By Jake Paynting
When Taj Gibson arrived in the Twin Cities after signing a two-year $14 million contract this summer, there was mixed reactions around the Timberwolves fan base. Questions rightly flew around about why the money wasn't used on a 3-point shooting wing, while others were quick to defend Tom Thibodeau's decision to bring his former Bulls bench spark to the Land Of 10,000 Lakes.
Now, with his first season in the books, there should be no more questions about the importance of Taj Gibson to this Wolves squad. He produced more than anyone - maybe even including himself - could have predicted or expected.
However maybe we should have, the 32-year-old told us exactly what he was going to bring when he attended his first interview with Timberwolves radio announcer Alan Horton before his inaugural Wolves season tipped off.
"Guys can tend to enjoy playing with me because of how unselfish i am. I try to be a veteran, try to be a guy that tries to help guys learn. I'm capable of playing any situation ... it's all about really winning with me," he said.
After 87 games, that isn't a typo he really played every single game, it's safe to say that Gibson brings that unselfishness, veteran presence and winning traits that he promised us he would. What was unexpected though is the pure productiveness the nine year vet would bring.

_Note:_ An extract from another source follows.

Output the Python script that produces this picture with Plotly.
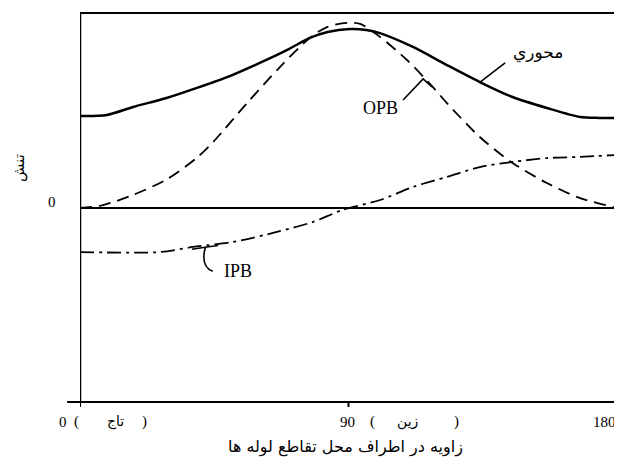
import plotly.graph_objects as go

# ---- data (angle in degrees, stress in relative units) ----
axial_angle = [0, 9, 17.8, 29, 39, 50, 61, 70, 77, 83, 90.5, 96, 100.5, 111.6, 123, 134, 145, 156.5, 167.6, 174, 180]
axial_stress = [0.472, 0.477, 0.518, 0.564, 0.615, 0.675, 0.749, 0.815, 0.872, 0.903, 0.918, 0.913, 0.897, 0.826, 0.733, 0.646, 0.569, 0.513, 0.467, 0.462, 0.462]

opb_angle = [0, 7.7, 17.8, 29.2, 39.2, 44.6, 56, 67, 77, 82.8, 89.5, 93.9, 100.6, 109.6, 118.3, 123, 134, 145, 156.5, 167.6, 178.7, 180]
opb_stress = [0, 0.015, 0.067, 0.148, 0.258, 0.338, 0.538, 0.723, 0.872, 0.928, 0.949, 0.944, 0.877, 0.759, 0.620, 0.538, 0.364, 0.231, 0.128, 0.051, 0.005, 0]

ipb_angle = [0, 26.8, 37.9, 51.3, 66, 78, 88, 100.6, 111.6, 123, 134, 145, 156.5, 167.6, 180]
ipb_stress = [-0.226, -0.226, -0.200, -0.174, -0.123, -0.072, -0.010, 0.041, 0.108, 0.159, 0.210, 0.236, 0.256, 0.262, 0.272]

tick_values = [0, 90, 180]
tick_numbers = ["0", "90", "180"]
tick_names = ["تاج", "زين", ""]

series_labels = ["محوري", "OPB", "IPB"]
x_title = "زاويه در اطراف محل تقاطع لوله ها"
y_title = "تنش"

SERIF = "Liberation Serif, DejaVu Serif, DejaVu Sans"
ARAB = "DejaVu Sans, Noto Sans, sans-serif"

fig = go.Figure()
fig.add_trace(go.Scatter(x=axial_angle, y=axial_stress, mode="lines", line=dict(color="black", width=2.5, shape="spline", smoothing=0.8), name=series_labels[0]))
fig.add_trace(go.Scatter(x=opb_angle, y=opb_stress, mode="lines", line=dict(color="black", width=1.8, dash="12px,7px", shape="spline", smoothing=0.8), name=series_labels[1]))
fig.add_trace(go.Scatter(x=ipb_angle, y=ipb_stress, mode="lines", line=dict(color="black", width=1.8, dash="14px,5px,3px,5px", shape="spline", smoothing=0.8), name=series_labels[2]))

shapes = []
blk = dict(color="black", width=2)
# frame
shapes.append(dict(type="line", xref="x", yref="paper", x0=0, x1=0, y0=0, y1=1, line=dict(color="black", width=2.5)))
shapes.append(dict(type="line", xref="x", yref="paper", x0=180, x1=180, y0=-0.012, y1=1, line=blk))
shapes.append(dict(type="line", xref="x", yref="paper", x0=0, x1=180, y0=1, y1=1, line=blk))
shapes.append(dict(type="line", xref="paper", yref="paper", x0=-0.024, x1=1, y0=0, y1=0, line=blk))
shapes.append(dict(type="line", xref="x", yref="y", x0=0, x1=180, y0=0, y1=0, line=blk))
# ticks
for tv in tick_values[:2]:
    shapes.append(dict(type="line", xref="x", yref="paper", x0=tv, x1=tv, y0=0, y1=-0.013, line=blk))
# leaders
thin = dict(color="black", width=1.6)
shapes.append(dict(type="line", xref="x", yref="y", x0=142.5, y0=0.744, x1=134.1, y1=0.646, line=thin))
shapes.append(dict(type="path", xref="x", yref="y", path="M 108.3 0.554 L 115.0 0.662 L 118.0 0.621", line=thin))
shapes.append(dict(type="path", xref="x", yref="y", path="M 37.5 -0.212 Q 42 -0.200 46.3 -0.192", line=thin))
shapes.append(dict(type="path", xref="x", yref="y", path="M 42.0 -0.203 Q 40.3 -0.300 44.5 -0.325", line=thin))

def note(x, y, text, family, size, xref="paper", yref="paper", **kw):
    return dict(x=x, y=y, xref=xref, yref=yref, text=text, showarrow=False,
                xanchor="center", yanchor="middle",
                font=dict(family=family, size=size, color="black"), **kw)

ann = []
ann.append(note(153.5, 0.795, series_labels[0], ARAB, 17, "x", "y"))
ann.append(note(100.6, 0.513, series_labels[1], SERIF, 18, "x", "y"))
ann.append(note(53.0, -0.323, series_labels[2], SERIF, 18, "x", "y"))
# y title and zero label
ann.append(note(-0.1136, 0.6015, y_title, ARAB, 15, textangle=-90))
ann.append(note(-0.052, 0.031, "0", SERIF, 15, "paper", "y"))
# x tick labels (paper positions of each part)
ty = -0.0514
num_pos = [-0.0317, 0.499, 0.976]
open_pos = [-0.0056, 0.5438, None]
name_pos = [0.0652, 0.609, None]
close_pos = [0.121, 0.702, None]
for num, nm, p0, p1, p2, p3 in zip(tick_numbers, tick_names, num_pos, open_pos, name_pos, close_pos):
    ann.append(note(p0, ty, num, SERIF, 15))
    if nm:
        ann.append(note(p1, ty, "(", SERIF, 15))
        ann.append(note(p2, ty, nm, ARAB, 14))
        ann.append(note(p3, ty, ")", SERIF, 15))
ann.append(note(0.4935, -0.1157, x_title, ARAB, 16))

# body margin of 8px is compensated in the figure size / margins
fig.update_layout(
    width=614, height=462,
    margin=dict(l=72, r=5, t=5, b=68),
    paper_bgcolor="white", plot_bgcolor="white",
    showlegend=False,
    xaxis=dict(range=[0, 180], showgrid=False, zeroline=False, showline=False, showticklabels=False, ticks=""),
    yaxis=dict(range=[-0.995, 1.0], showgrid=False, zeroline=False, showline=False, showticklabels=False, ticks=""),
    shapes=shapes, annotations=ann,
)
fig.write_html("out.html")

Chicago fans and anyone who had previously watched Taj Gibson knew what he was about offensively well before he headed north to join his former coach in Minnesota. the 6-foot-9 bruiser stays in his lane, using a combination of post scoring, mid-range jumpers and hard cutting to get his sprinkling of points each and every night, hard hat and lunch pail included.
His 2017-18 season was exactly that, just on steroids.
Gibson dropped 12.2 points per game, his highest per game average since he scored 13 a night back in 13-14', the amazing thing is the aging forward's shooting percentages didn't drop, they actually increased exponentially.
The big man's 57.7 percent shooting from the field annihilates his previous career-best (52.6%) and despite shooting and missing more than double the amount of 3-pointers than ever before, Gibson still finished with an effective field goal percentage (58.1%) almost 6 percentage points higher than his previous benchmark. For reference, that's around the same difference between Michael Beasley and Kevin Durant.
This increased efficiency is largely the result of coach Thibs allowing Gibson to flourish in post-up situations. With Jeff Teague, Jimmy Butler, Andrew Wiggins and Karl-Anthony Towns usually sharing the court, opposing teams can't afford to send an extra man over to help Gibson's primary defender, leaving Gibson to feast.
On one post-up, he will probe into the middle and rip a left shoulder spin to bamboozle the defender and get an easy bucket, the next he will aggressively attack the middle and put up a hook shot that floats through the hoop like a snowflake floating through Downtown Minneapolis. A truly elite post talent that Timberwolves fans have grown to admire.
While Gibson lacks the range or ball handling to beat opposing defenders from outside, he does have something going for him every time he steps on to the court - he is going to work his butt off on every single play.
Running the floor and finding himself in a position to get easy points is a specialty for the veteran. While rival big men tend to take plays off in transition, Gibson excels on the run. His 69.2 percent field goal percentage and 1.30 points per possession rank the human hard hat in the 86th percentile for transition basketball, according to NBA stats.
In summary, Taj Gibson was an unexpected surprise on the offensive end this season. His continuous hard work earned him big minutes and big respect around the organization.
While Gibson's offensive brilliance was unheralded for him coming into the 2017-18 campaign, his defensive toughness and versatility has been his calling card since he was a 22-year-old emerging out of the University of Southern California. Now 32-years-old, Gibson doesn't seem like he has lost a single step.
He was the perfect option for the defense-crazy Tom Thibodeau, with his ability to guard bigs effectively and switch onto guards and contain them being a major key in helping the Timberwolves on the less flashy end of the floor. Had the big man not been around, Minnesota's 22nd ranked defense may have actually been worse.
As you can see from his defensive highlight reel above, Gibson does it all. He has quick, active hands, the will to bang with the big boys down low and still enough athleticism and timing to tee up some swats.
While the veteran's defensive rating (107.1) isn't at the elite level it has been in previous seasons, the trio of lineups that regularly featured Gibson (starters, starters with Jones instead of Teague and starters with Bjelica instead of Butler) posted an average rating of 101. That would have ranked as the best defense in the league if the defense didn't crumble when Gibson and the rest of the starters sat.
And of course, there was the steal from Nikola Jokic to seal one of the most memorable Timberwolves triumphs in franchise history.
Much like his offensive season, Gibson was great on the defense, It was a joy to watch the work he put it this season on both ends.
Let's hope that he can come back and provide the same sort of impact in his sophomore Minnesota season.